Le départ à la retraite n’est pas incompatible avec une prise d’acte
Cass Soc 15 mai 2013 ; 11-26.784
La prise d’acte de la rupture du contrat de travail, ou démission motivée, consiste, pour un salarié, à solliciter la rupture de son contrat de travail en précisant que cette dernière est la conséquence de fautes commises, selon lui, par son employeur.
Le salarié doit alors saisir le Conseil de Prud’hommes afin que la juridiction statue sur la qualification de la rupture du contrat de travail. La juridiction précise alors si la rupture du contrat de travail s’apparente en une démission privative de toute indemnisation ou en un licenciement prononcé aux torts exclusif de l’employeur, entrainant une indemnisation corrélative. Dans cette dernière hypothèse, la condamnation de l’employeur interviendra si des circonstances antérieures ou contemporaines au départ ont placé le salarié dans l’impossibilité de poursuivre l’exécution de son contrat de travail, rendant équivoque le départ du salarié.
Par ailleurs, il ressort de l’article L.1237-9 du Code du travail qu’un salarié quittant volontairement une entreprise afin de bénéficier d’une pension vieillesse à taux plein peut solliciter le versement d’une indemnité de départ à la retraite.
En l’espèce, un salarié VRP a, par lettre adressée à son employeur, fait part de sa volonté de quitter la société afin de faire valoir ses droits à pension vieillesse.
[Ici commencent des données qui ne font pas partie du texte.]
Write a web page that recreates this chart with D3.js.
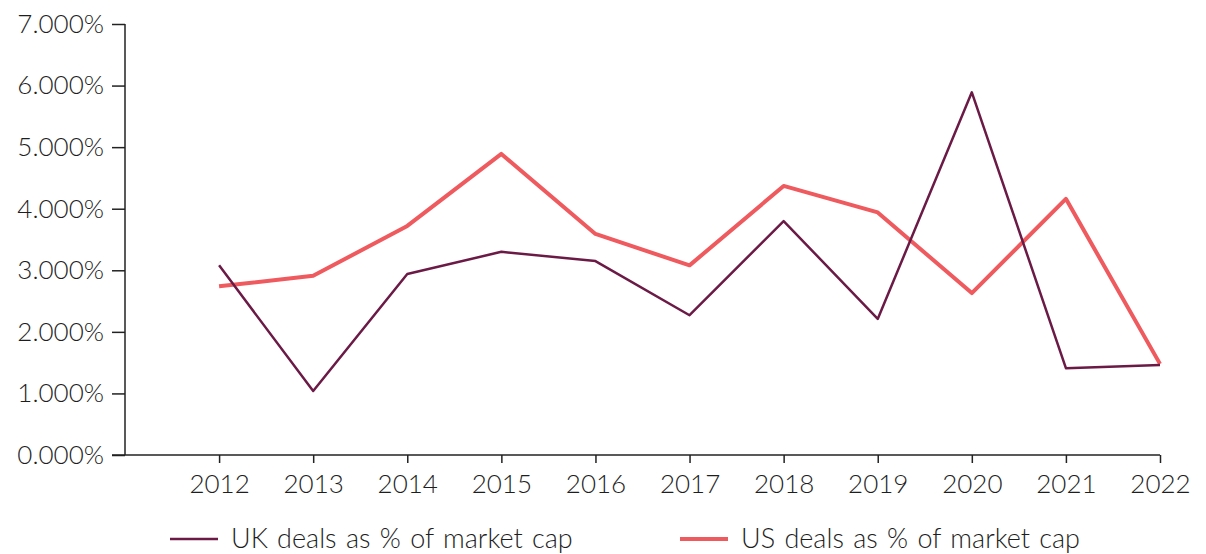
<!DOCTYPE html>
<html>
<head>
<meta charset="utf-8">
<script src="https://cdn.jsdelivr.net/npm/d3@7"></script>
<style>
  body { margin: 0; background: #fff; }
  text { font-family: Lato, "Open Sans", sans-serif; font-weight: 300; fill: #1e1e1e; }
</style>
</head>
<body>
<div id="chart"></div>
<script>
const years = [2012, 2013, 2014, 2015, 2016, 2017, 2018, 2019, 2020, 2021, 2022];
const ukValues = [3.08, 1.04, 2.94, 3.30, 3.15, 2.27, 3.80, 2.21, 5.89, 1.41, 1.46];
const usValues = [2.74, 2.91, 3.72, 4.89, 3.59, 3.08, 4.37, 3.94, 2.63, 4.16, 1.48];
const yTicks = [0, 1, 2, 3, 4, 5, 6, 7];
const seriesNames = ["UK deals as % of market cap", "US deals as % of market cap"];
const colors = ["#6b1a46", "#ee5a5e"];

const width = 1206, height = 554;
const margin = { left: 125, right: 46, top: 24, bottom: 99 };

const svg = d3.select("#chart")
  .append("svg")
  .attr("width", width)
  .attr("height", height);

const x = d3.scaleLinear()
  .domain([2011, 2022])
  .range([margin.left, width - margin.right]);

const y = d3.scaleLinear()
  .domain([0, 7])
  .range([height - margin.bottom, margin.top]);

// y axis
const yAxis = svg.append("g")
  .attr("transform", `translate(${margin.left},0)`)
  .call(d3.axisLeft(y).tickValues(yTicks).tickSize(13).tickPadding(8)
    .tickFormat(d => d3.format(".3f")(d) + "%"));
yAxis.selectAll("text").attr("font-size", 26).style("font-family", null);
yAxis.selectAll("line, path").attr("stroke", "#222").attr("stroke-width", 1.5);
yAxis.select(".domain").attr("d", `M0,${y(7)}V${y(0)}`);

// x axis
const xAxis = svg.append("g")
  .attr("transform", `translate(0,${y(0)})`)
  .call(d3.axisBottom(x).tickValues(years).tickSize(8).tickPadding(12)
    .tickFormat(d3.format("d")));
xAxis.selectAll("text").attr("font-size", 26).style("font-family", null);
xAxis.selectAll("line, path").attr("stroke", "#222").attr("stroke-width", 1.5);
xAxis.select(".domain").attr("d", `M${margin.left - 13},0H${x(2022)}`);

const line = d3.line()
  .x((d, i) => x(years[i]))
  .y(d => y(d));

svg.append("path")
  .datum(usValues)
  .attr("fill", "none")
  .attr("stroke", colors[1])
  .attr("stroke-width", 4)
  .attr("stroke-linejoin", "round")
  .attr("d", line);

svg.append("path")
  .datum(ukValues)
  .attr("fill", "none")
  .attr("stroke", colors[0])
  .attr("stroke-width", 2.5)
  .attr("stroke-linejoin", "round")
  .attr("d", line);

// legend
const legendX = [170, 680];
const legend = svg.append("g")
  .selectAll("g")
  .data(seriesNames)
  .join("g")
  .attr("transform", (d, i) => `translate(${legendX[i]},539)`);

legend.append("line")
  .attr("x1", 0).attr("x2", 48)
  .attr("stroke", (d, i) => colors[i])
  .attr("stroke-width", (d, i) => i ? 4 : 2.5);

legend.append("text")
  .attr("x", 61)
  .attr("dy", "0.35em")
  .attr("font-size", 27)
  .attr("word-spacing", 2)
  .text(d => d);
</script>
</body>
</html>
Néanmoins, le salarié a précisé que cette rupture intervenait, selon lui, de façon anticipée, tout en dressant une liste de fautes qu’il reprochait à son employeur, telles qu’une modification unilatérale à la baisse de son taux de commissionnement.
L’employeur soutenait, de son côté, que le départ à la retraite du salarié traduisait une volonté claire de sa part de quitter l’entreprise, incompatible avec une prise d’acte de la rupture du contrat de travail.
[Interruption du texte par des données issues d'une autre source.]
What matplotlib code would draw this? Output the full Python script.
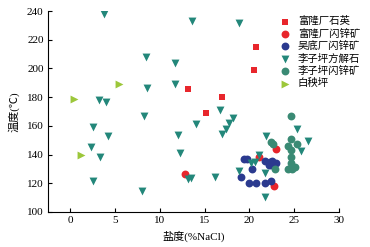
import numpy as np
import matplotlib.pyplot as plt

plt.rcParams['font.family'] = ['Liberation Serif', 'Noto Sans CJK SC', 'DejaVu Sans']

# 富隆厂石英
fl_qz_x = [13.2, 15.2, 16.9, 20.5, 20.7]
fl_qz_y = [185.7, 169.2, 180.1, 198.9, 214.9]
# 富隆厂闪锌矿
fl_sp_x = [12.8, 21.1, 23.0, 22.8]
fl_sp_y = [126.3, 138.1, 143.9, 118.1]
# 吴底厂闪锌矿
wd_sp_x = [19.4, 19.7, 20.3, 21.7, 22.3, 22.5, 23.0, 22.4, 22.2, 19.1, 20.0, 20.8, 21.7, 22.4]
wd_sp_y = [136.8, 136.8, 129.8, 135.8, 135.0, 135.5, 133.9, 132.7, 132.7, 124.2, 120.0, 120.0, 120.0, 121.9]
# 李子坪方解石
lz_ca_x = [3.8, 13.6, 18.9, 8.5, 11.7, 11.7, 8.55, 3.2, 4.0, 8.25, 16.7, 18.2, 17.7,
           14.1, 17.4, 16.9, 12.0, 12.3, 2.6, 4.2, 2.3, 3.3, 2.6, 8.0, 13.2, 13.5,
           16.2, 21.9, 25.3, 26.5, 25.8, 21.1, 20.6, 20.2, 18.9, 21.7, 21.7]
lz_ca_y = [238, 232.8, 231.9, 208, 204, 189, 186.6, 178, 176.8, 166.9, 170.8, 165.3, 161.8,
           161.6, 157.8, 154.5, 153.8, 140.8, 159, 153, 145.5, 138.5, 121.6, 114.7, 123, 123.5,
           124.6, 153, 157.6, 149.7, 142.7, 139.7, 135, 133.9, 128.8, 127, 110.7]
# 李子坪闪锌矿
lz_sp_x = [24.6, 22.4, 22.6, 24.7, 25.3, 24.3, 24.6, 24.7, 24.6, 24.3, 24.8, 25.1, 22.9]
lz_sp_y = [167.1, 149.0, 147.4, 150.5, 147.3, 146.0, 143.5, 138.4, 134.0, 130.0, 130.0, 131.5, 130.0]
# 白秧坪
bq_x = [0.4, 1.2, 5.4]
bq_y = [179, 140, 189]

fig = plt.figure(figsize=(3.7, 2.47), dpi=100)
ax = fig.add_axes([0.129, 0.142, 0.787, 0.813])

ax.scatter(fl_qz_x, fl_qz_y, marker='s', s=20, color='#e8262c', lw=0, label='富隆厂石英', zorder=3)
ax.scatter(fl_sp_x, fl_sp_y, marker='o', s=32, color='#e8262c', lw=0, label='富隆厂闪锌矿', zorder=3)
ax.scatter(wd_sp_x, wd_sp_y, marker='o', s=32, color='#2b3a8f', lw=0, label='吴底厂闪锌矿', zorder=3)
ax.scatter(lz_ca_x, lz_ca_y, marker='v', s=32, color='#23877a', lw=0, label='李子坪方解石', zorder=3)
ax.scatter(lz_sp_x, lz_sp_y, marker='o', s=32, color='#3a8a74', lw=0, label='李子坪闪锌矿', zorder=3)
ax.scatter(bq_x, bq_y, marker='>', s=32, color='#9cc73a', lw=0, label='白秧坪', zorder=3)

ax.set_xlim(-2.5, 30)
ax.set_ylim(100, 240)
ax.set_xticks([0, 5, 10, 15, 20, 25, 30])
ax.set_yticks(np.arange(100, 241, 20))
ax.spines['top'].set_visible(False)
ax.spines['right'].set_visible(False)
ax.tick_params(direction='in', length=3, width=0.8, labelsize=8, pad=3)
ax.set_xlabel('盐度(%NaCl)', fontsize=8, labelpad=4)
ax.set_ylabel('温度(℃)', fontsize=8, labelpad=5)

leg = ax.legend(loc='upper right', bbox_to_anchor=(1.09, 1.0), frameon=False, fontsize=7.5,
                handletextpad=0.6, labelspacing=0.22, borderaxespad=0.1, handlelength=1.2)

fig.savefig('out.png', dpi=100)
La Cour de cassation a confirmé l’arrêt d’appel en précisant que le départ à la retraite du salarié est un acte unilatéral par lequel le salarié manifeste de façon claire et non équivoque sa volonté de mettre fin au contrat de travail. Cette définition s’apparente à celle de la démission.
Par ailleurs, la Cour de cassation précise que lorsque :
« le salarié, sans invoquer un vice du consentement de nature à entraîner l’annulation de son départ à la retraite, remet en cause celui-ci en raison de faits ou manquements imputables à son employeur, le juge doit, s’il résulte de circonstances antérieures ou contemporaines de son départ qu’à la date à laquelle il a été décidé, celui-ci était équivoque, l’analyser en une prise d’acte de la rupture qui produit les effets d’un licenciement sans cause réelle et sérieuse si les faits invoqués la justifiaient ou dans le cas contraire d’un départ volontaire à la retraite ».
En l’espèce, la Cour de cassation considère que la modification des taux de commissionnement avait été imposée unilatéralement par l’employeur, requalifiant ainsi la prise d’acte en licenciement dépourvu de cause réelle et sérieuse.
La Cour de cassation précise néanmoins que si le salarié a été contraint de solliciter la rupture de son contrat de travail, il avait bien évidemment donné son consentement à cette rupture.